Et la réorganisation des services déconcentrés de l'Etat ?

Si le projet de loi relatif aux responsabilités locales se consacre à titre essentiel aux nouvelles compétences transférées aux collectivités territoriales, quatre de ses articles concernent néanmoins les missions et l'organisation de l'État. Il en ressort notamment que les préfets, représentant de «chacun des membres du Gouvernement», se voient confortés dans leur rôle de direction des services de l'État. À ce titre, ils seront des acteurs à part entière de la réforme de l'État territorial qui ne peut manquer d'accompagner l'acte Il de la décentralisation. Sur le fond, le gouvernement travaille actuellement à la réorganisation de ses services sur le territoire et envisage la mise en place de pôles destinés à mutualiser les expertises des services de l'État aujourd'hui dispersées. Il est encore prématuré d'en dire davantage sachant qu'un décret sur l'organisation territoriale de l'État devrait paraître d'ici la fin de l'année. Sur cette base, l'année 2004 sera mise à profit pour tirer toutes les conséquences pour l'État de la décentralisation. Quant à la mise en œuvre des transferts de compétences et de personnels, les préfets seront bien entendu chargés, le moment venu, de la concertation avec les départements et les régions puis de la signature des conventions provisoires de mise à disposition des services et des conventions définitives de transfert des agents. Ce processus sera très progressif et étalé sur plus de deux ans, de telle sorte qu'il se déroule dans les meilleures conditions.

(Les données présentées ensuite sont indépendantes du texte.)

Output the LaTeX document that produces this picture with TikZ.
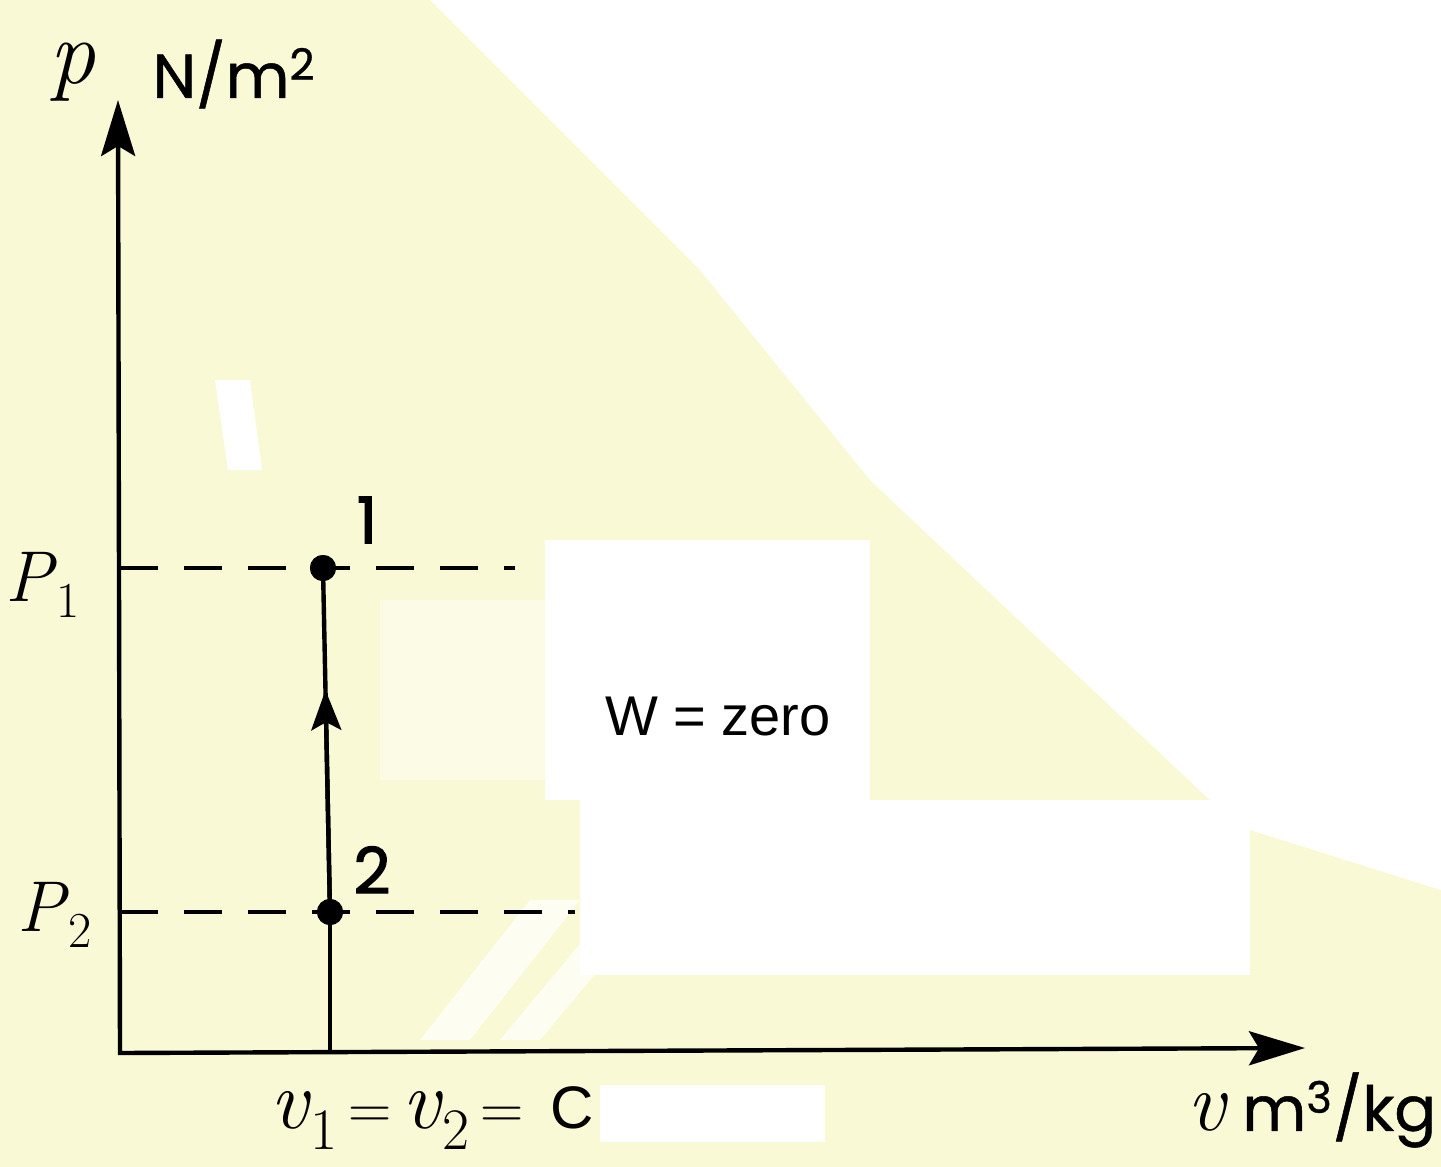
\documentclass[tikz,border=0pt]{standalone}
\usepackage{fontspec}
\setsansfont{Poppins}[FakeBold=1]
\newfontfamily\unitsfont{Poppins}[FakeBold=0.8]
\newfontfamily\numfont{Poppins}[FakeBold=2]
\newfontfamily\arial{Liberation Sans}
\usetikzlibrary{arrows.meta,calc}
\definecolor{paper}{RGB}{250,249,214}
\newcommand{\smeq}{{\fontsize{30}{32}\selectfont\,=\,}}
\begin{document}
\begin{tikzpicture}[x=0.5pt,y=-0.5pt,
  axisline/.style={line width=2.2pt},
  bigtip/.tip={Stealth[length=28pt,width=17pt,inset=5pt]},
  midtip/.style={-{Stealth[length=20pt,width=15pt,inset=4pt]}},
  guide/.style={line width=2pt, dash pattern=on 19pt off 13pt},
  statept/.style={circle, fill=black, inner sep=0pt, minimum size=13pt},
  lbl/.style={inner sep=0pt},
  unitfont/.style={font=\unitsfont\fontsize{31}{34}\selectfont},
]
% background (scanned paper with erased patches)
\useasboundingbox (0,0) rectangle (1441,1167);
\fill[paper] (0,0) rectangle (1441,1167);
\fill[white] (430,0) -- (1441,0) -- (1441,890) -- (1250,830) -- (1210,800)
  -- (870,480) -- (700,270) -- (560,130) -- cycle;
\fill[white] (545,540) rectangle (870,800);
\fill[white, opacity=0.4] (380,600) rectangle (545,780);
\fill[white] (580,800) rectangle (1250,975);
\fill[white] (600,1085) rectangle (825,1142);
\fill[white] (215,380) -- (250,380) -- (262,470) -- (228,470) -- cycle;
\fill[white, opacity=0.7] (420,1040) -- (470,1040) -- (580,900) -- (530,900) -- cycle;
\fill[white, opacity=0.7] (500,1040) -- (540,1040) -- (640,920) -- (600,920) -- cycle;

% geometry
\coordinate (O) at (120,1053);
\coordinate (ytip) at (118,100);
\coordinate (xtip) at (1305,1048);
\coordinate (foot) at (330,1053);
\coordinate (d1s) at (120,568);
\coordinate (d1e) at (515,568);
\coordinate (d2s) at (120,912);
\coordinate (d2e) at (575,912);
\node[statept] (s1) at (323,568) {};
\node[statept] (s2) at (330,912) {};

% axes
\draw[axisline, bigtip-bigtip] (ytip) -- (O) -- (xtip);
% guide lines
\draw[guide] (d1s) -- (d1e);
\draw[guide] (d2s) -- (d2e);
% process line
\draw[axisline] (foot) -- (s2.center);
\draw[axisline] (s2.center) -- (s1.center);
\draw[axisline, midtip] (s2.center) -- ($(s2.center)!0.645!(s1.center)$);
\node[statept] at (s1) {};
\node[statept] at (s2) {};

% labels
\node[lbl, font=\itshape\fontsize{46}{50}\selectfont] (lp) at (72,72) {p};
\node[lbl, unitfont] (lpu) at (234,74) {N/m\textsuperscript{2}};
\node[lbl, font=\numfont\fontsize{32}{34}\selectfont] (n1) at (367,520) {1};
\node[lbl, font=\numfont\fontsize{32}{34}\selectfont] (n2) at (372,870) {2};
\node[lbl, font=\fontsize{36}{40}\selectfont] (lp1) at (43,585) {\textit{P}\textsubscript{1}};
\node[lbl, font=\fontsize{36}{40}\selectfont] (lp2) at (55,915) {\textit{P}\textsubscript{2}};
\node[lbl, font=\arial\fontsize{28}{30}\selectfont] (w) at (718,717) {W = zero};
\node[lbl, font=\fontsize{42}{46}\selectfont] (lv) at (432,1118)
  {\textit{v}\textsubscript{1}\smeq\textit{v}\textsubscript{2}\smeq{\arial\fontsize{30}{32}\selectfont\;C}};
\node[lbl] (lvu) at (1312,1110)
  {\fontsize{42}{46}\selectfont\textit{v}\,{\unitsfont\fontsize{31}{33}\selectfont m\textsuperscript{3}/kg}};
\end{tikzpicture}
\end{document}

Comment seront gérées les craintes des agents à transférer ?

Il convient d'abord de ramener les choses à leurs justes proportions : sur plus de 2 millions de fonctionnaires de l'État, on estime à environ 140 000 le nombre de ceux susceptibles d'être transférés vers les collectivités territoriales. Parmi ceux là, l'essentiel de l'effectif est composé des personnels techniciens et ouvriers spécialisés (TOS), à hauteur de 90 000, et des personnels de l'Équipement chargés des routes nationales, à hauteur de 35 000. Il importe ensuite de relativiser les «craintes» que l'on prête à ces personnels. Dans certaines régions, les fonctionnaires concernés ont déjà eu l'occasion de dialoguer avec les collectivités territoriales. Beaucoup ont compris l'intérêt qu'ils pouvaient trouver à ce que leurs carrières soient gérées désormais localement et tiennent mieux compte de leurs aspirations professionnelles et personnelles. À ceux qui nourriraient malgré tout des réticences, il faut rappeler que l'actuel projet de loi offre des garanties individuelles aux personnels concernés par les transferts en leur laissant la liberté de choisir entre une intégration dans la fonction publique territoriale et un détachement de longue durée. Je suis sûr que l'on sera surpris par le choix qui sera fait par la majorité d'entre eux.